Sunday, November 15, 2009


In Roman Catholic theology, transubstantiation means the change of the substance of bread and wine into the Body and Blood of Christ occurring in the Eucharist while all that is accessible to the senses remains as before.

Some Greek confessions use the term "transubstantiation" (in Greek, metousiosis), but most Orthodox traditions play down the term itself, and the notions of "substance" and "accidents", while still holding that the elements of bread and wine become the body and blood of Christ. Other terms such as "trans-elementation" ("metastoicheiosis") and "re-ordination" ("metarrhythmisis") are more common among the Orthodox. Most or all Protestant Reformation churches do not accept an actual change.

The earliest known use of the term "transubstantiation" to describe the change from bread and wine to body and blood of Christ was by Hildebert de Savardin, Archbishop of Tours (died 1133), in the eleventh century and by the end of the twelfth century the term was in widespread use. In 1215, the Fourth Council of the Lateran spoke of the bread and wine as "transubstantiated" into the body and blood of Christ: "His body and blood are truly contained in the sacrament of the altar under the forms of bread and wine, the bread and wine having been transubstantiated, by God's power, into his body and blood."

The Council of Trent defined transubstantiation as "that wonderful and singular conversion of the whole substance of the bread into the Body, and of the whole substance of the wine into the Blood – the species only of the bread and wine remaining – which conversion indeed the Catholic Church most aptly calls Transubstantiation".

This council thus officially approved use of the term "transubstantiation" to express the Catholic Church's teaching on the subject of the conversion of the bread and wine into the body and blood of Christ in the Eucharist, with the aim of safeguarding Christ's presence as a literal truth, while emphasizing the fact that there is no change in the empirical appearances of the bread and wine.

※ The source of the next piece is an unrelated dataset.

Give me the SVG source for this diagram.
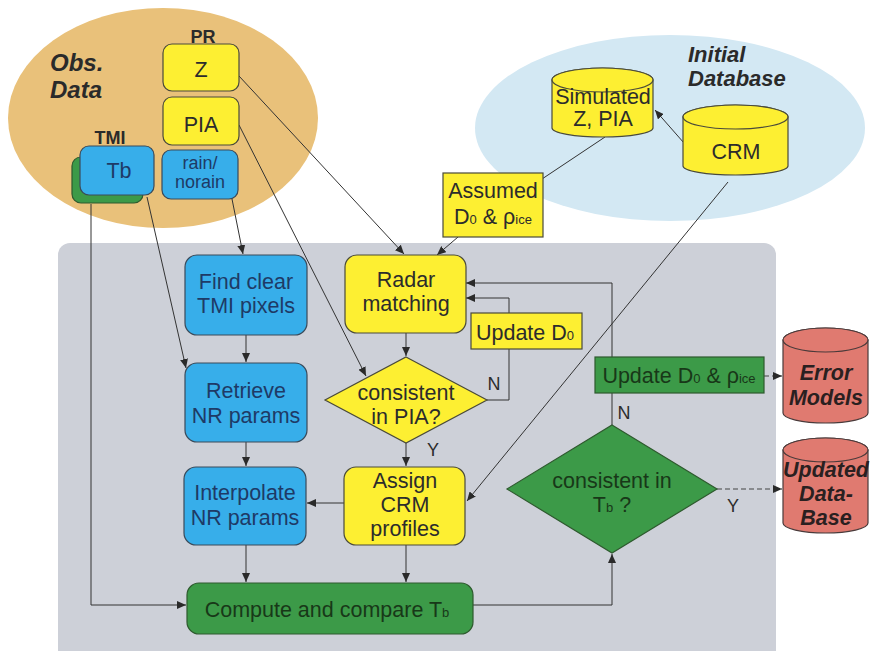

But it did not impose the Aristotelian theory of substance and accidents: it spoke only of the "species" (the appearances), not the philosophical term "accidents", and the word "substance" was in ecclesiastical use for many centuries before Aristotelian philosophy was adopted in the West, as shown for instance by its use in the Nicene Creed which speaks of Christ having the same "οὐσία" (Greek) or "substantia" (Latin) as the Father.